Dish showed its first coverage maps for 2022 and 2023 at its analyst's day yesterday, showing where people will be able to get the new "Boost Infinite" branded service on the first new, nationwide cellular network the US has seen in decades.
Coverage will start in mid-2022 with cities like Kansas City, St. Louis, Detroit, Omaha, and Syracuse, avoiding the nation's most heavily populated coastal areas. By 2023, all of the continental US's major cities will be covered, with great swathes of native coverage around Chicago and from New Hampshire down to Washington DC. Other parts of the country will be covered through roaming agreements with AT&T and T-Mobile, EVP of network deployment Dave Mayo said at the event.
The rollout is driven by FCC mandates to cover 20% of the US population by mid-2022 and 70% by 2023, Mayo said. Following Dish's attention to cost, that means focusing on where the people are. By 2025, Dish plans to cover 80% of the population of the country, but will only be able to cover a third of the square mileage.

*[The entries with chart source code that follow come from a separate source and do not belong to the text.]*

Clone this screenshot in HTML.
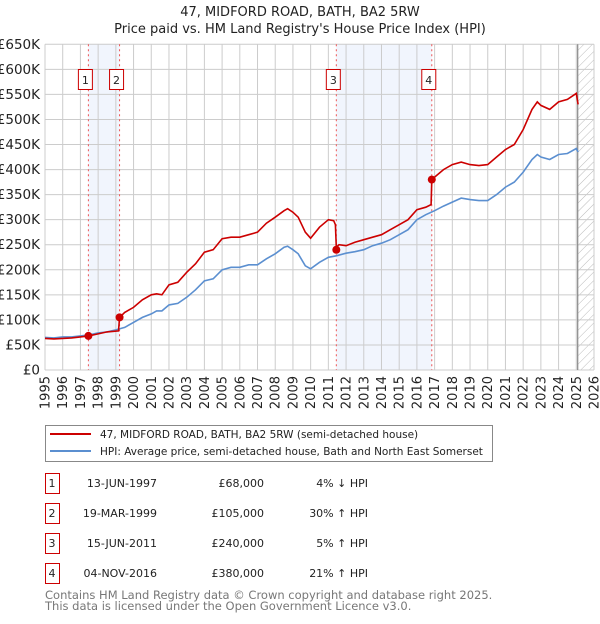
<!DOCTYPE html>
<html><head><meta charset="utf-8"><style>
body{margin:0;background:#fff;font-family:"DejaVu Sans","Liberation Sans",sans-serif;}
svg text{font-family:"DejaVu Sans","Liberation Sans",sans-serif;}
</style></head><body>
<svg id="c" width="600" height="620" xmlns="http://www.w3.org/2000/svg">
<defs><pattern id="hatch" width="6" height="6" patternUnits="userSpaceOnUse" patternTransform="rotate(45)"><line x1="0" y1="0" x2="0" y2="6" stroke="#bbb" stroke-width="1"/></pattern></defs>
<text x="300" y="16" text-anchor="middle" font-size="13" fill="#222">47, MIDFORD ROAD, BATH, BA2 5RW</text>
<text x="300" y="33" text-anchor="middle" font-size="13" fill="#222">Price paid vs. HM Land Registry's House Price Index (HPI)</text>
<g id="plot"></g>
<g>
<rect x="45.5" y="425.5" width="447" height="36" fill="#fff" stroke="#888"/>
<line x1="50" y1="434" x2="91" y2="434" stroke="#cc0000" stroke-width="2"/>
<text x="100" y="438" font-size="10.5" fill="#222">47, MIDFORD ROAD, BATH, BA2 5RW (semi-detached house)</text>
<line x1="50" y1="451" x2="91" y2="451" stroke="#5b8fd0" stroke-width="2"/>
<text x="100" y="455" font-size="10.5" fill="#222">HPI: Average price, semi-detached house, Bath and North East Somerset</text>
</g>
<g id="table"></g>
<text x="45" y="599" font-size="11.5" fill="#777">Contains HM Land Registry data © Crown copyright and database right 2025.</text>
<text x="45" y="610" font-size="11.5" fill="#777">This data is licensed under the Open Government Licence v3.0.</text>
</svg>
<script>
const hpiYears=[1995,1995.5,1996,1996.5,1997,1997.5,1998,1998.5,1999,1999.5,2000,2000.5,2001,2001.3,2001.6,2002,2002.5,2003,2003.5,2004,2004.5,2005,2005.5,2006,2006.5,2007,2007.5,2008,2008.5,2008.7,2009,2009.3,2009.7,2010,2010.5,2011,2011.45,2012,2012.5,2013,2013.5,2014,2014.5,2015,2015.5,2016,2016.5,2017,2017.5,2018,2018.5,2019,2019.5,2020,2020.5,2021,2021.5,2022,2022.5,2022.8,2023,2023.5,2024,2024.5,2025,2025.1];
const hpiValues=[65,64,66,66,68,70,74,76,80,85,95,105,112,118,118,130,133,145,160,178,182,200,205,205,210,210,222,232,245,247,240,232,208,202,215,225,228,233,236,240,248,253,260,270,280,300,310,318,327,335,343,340,338,338,350,365,375,395,420,430,425,420,430,432,442,435];
const priceYears=[1995,1995.5,1996,1996.5,1997,1997.45,1998,1998.5,1999.15,1999.21,1999.5,2000,2000.5,2001,2001.3,2001.6,2002,2002.5,2003,2003.5,2004,2004.5,2005,2005.5,2006,2006.5,2007,2007.5,2008,2008.5,2008.7,2009,2009.3,2009.7,2010,2010.5,2011,2011.3,2011.4,2011.45,2011.6,2012,2012.5,2013,2013.5,2014,2014.5,2015,2015.5,2016,2016.5,2016.8,2016.84,2017,2017.5,2018,2018.5,2019,2019.5,2020,2020.5,2021,2021.5,2022,2022.5,2022.8,2023,2023.5,2024,2024.5,2025,2025.1];
const priceValues=[63,62,63,64,66,68,72,76,78,105,115,125,140,150,152,150,170,175,195,212,235,240,262,265,265,270,275,293,305,318,322,315,305,275,263,285,300,298,290,245,250,248,255,260,265,270,280,290,300,320,325,330,380,385,400,410,415,410,408,410,425,440,450,480,520,535,528,520,535,540,552,530];
const saleYears=[1997.45,1999.21,2011.45,2016.84];
const saleValues=[68,105,240,380];
const saleLabels=["1","2","3","4"];
const saleDates=["13-JUN-1997","19-MAR-1999","15-JUN-2011","04-NOV-2016"];
const salePrices=["£68,000","£105,000","£240,000","£380,000"];
const saleHpi=["4% ↓ HPI","30% ↑ HPI","5% ↑ HPI","21% ↑ HPI"];
const yTicks=[0,50,100,150,200,250,300,350,400,450,500,550,600,650];
const yTickLabels=["£0","£50K","£100K","£150K","£200K","£250K","£300K","£350K","£400K","£450K","£500K","£550K","£600K","£650K"];
const xTicks=[1995,1996,1997,1998,1999,2000,2001,2002,2003,2004,2005,2006,2007,2008,2009,2010,2011,2012,2013,2014,2015,2016,2017,2018,2019,2020,2021,2022,2023,2024,2025,2026];
const dataEnd=2025.08;

const NS="http://www.w3.org/2000/svg";
const L=45,R=594,T=44.3,B=370;
const x=v=>L+(v-1995)/(2026-1995)*(R-L);
const y=v=>B-v/650*(B-T);
const plot=document.getElementById('plot');
function mk(tag,attrs,parent){const e=document.createElementNS(NS,tag);for(const k in attrs)e.setAttribute(k,attrs[k]);(parent||plot).appendChild(e);return e;}

for(let i=0;i<saleYears.length;i+=2){
  const r=mk('rect',{x:x(saleYears[i]),y:T,width:x(saleYears[i+1])-x(saleYears[i]),height:B-T,fill:'#eef3fc',opacity:0.8});
  
  
}
const h=mk('rect',{x:x(dataEnd),y:T,width:R-x(dataEnd),height:B-T,fill:'url(#hatch)'});


xTicks.forEach((t,i)=>{
  const g=mk('line',{x1:x(t),x2:x(t),y1:T,y2:B,stroke:'#ccc','stroke-width':1});
  
  
  const tx=mk('text',{x:0,y:0,'font-size':13,fill:'#222','text-anchor':'end',transform:`translate(${x(t)+4.5},${B+6}) rotate(-90)`});
  tx.textContent=t;
  
  
});
yTicks.forEach((t,i)=>{
  const g=mk('line',{x1:L,x2:R,y1:y(t),y2:y(t),stroke:'#ccc','stroke-width':1});
  
  
  const tx=mk('text',{x:L-5,y:y(t)+4.5,'font-size':13.5,fill:'#222','text-anchor':'end'});
  tx.textContent=yTickLabels[i];
  
  
});
const el=mk('line',{x1:x(dataEnd),x2:x(dataEnd),y1:T,y2:B,stroke:'#888','stroke-width':1.2});


saleYears.forEach((s,i)=>{
  const d=mk('line',{x1:x(s),x2:x(s),y1:T,y2:B,stroke:'#e55','stroke-width':1,'stroke-dasharray':'2,3'});
  
  
  const bx=mk('rect',{x:x(s)-10,y:69.5,width:14,height:20,fill:'#fff',stroke:'#c00'});
  
  
  const t=mk('text',{x:x(s)-3,y:84,'font-size':11,fill:'#222','text-anchor':'middle'});
  t.textContent=saleLabels[i];
  
  
});
function path(xs,vs){return xs.map((v,i)=>(i?'L':'M')+x(v).toFixed(1)+','+y(vs[i]).toFixed(1)).join('');}
const hp=mk('path',{d:path(hpiYears,hpiValues),fill:'none',stroke:'#5b8fd0','stroke-width':1.6});


const pp=mk('path',{d:path(priceYears,priceValues),fill:'none',stroke:'#cc0000','stroke-width':1.6});


saleYears.forEach((s,i)=>{
  const c=mk('circle',{cx:x(s),cy:y(saleValues[i]),r:4,fill:'#cc0000'});
  
  
});
const tb=document.getElementById('table');
saleLabels.forEach((lab,i)=>{
  const cy=483+i*30;
  const b=mk('rect',{x:45.5,y:cy-9.5,width:14,height:20,fill:'#fff',stroke:'#c00'},tb);
  
  
  const cols=[[52,'middle',lab,'table-row-number'],[157,'end',saleDates[i],'table-date'],[264,'end',salePrices[i],'table-price'],[368,'end',saleHpi[i],'table-hpi-diff']];
  cols.forEach(c=>{
    const t=mk('text',{x:c[0],y:cy+4,'font-size':11,fill:'#222','text-anchor':c[1]},tb);
    t.textContent=c[2];
    
    
  });
});
</script>
</body></html>
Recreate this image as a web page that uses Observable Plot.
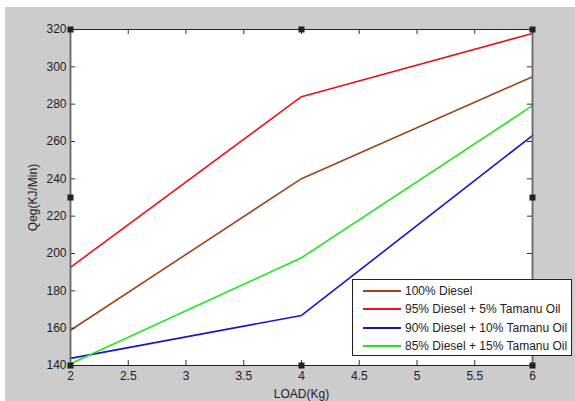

It'll pick up the rest with its 10-year AT&T roaming agreement.
"The AT&T roaming agreement complements out FCC mandate and gives us a nationwide footprint out of the gate," Mayo said. "We will prioritize areas where it makes the most financial sense first."
Dish emphasized that its strategy is to build the network fast, cheap, and very much under control. Almost all of its cell sites are co-located with other carriers, preventing the need for real estate acquisition, Mayo said. The carrier's use of "open RAN" and virtualization means that it loads less hardware per site, and what it does load is much more easily upgradeable through software than other carriers' systems are, he said.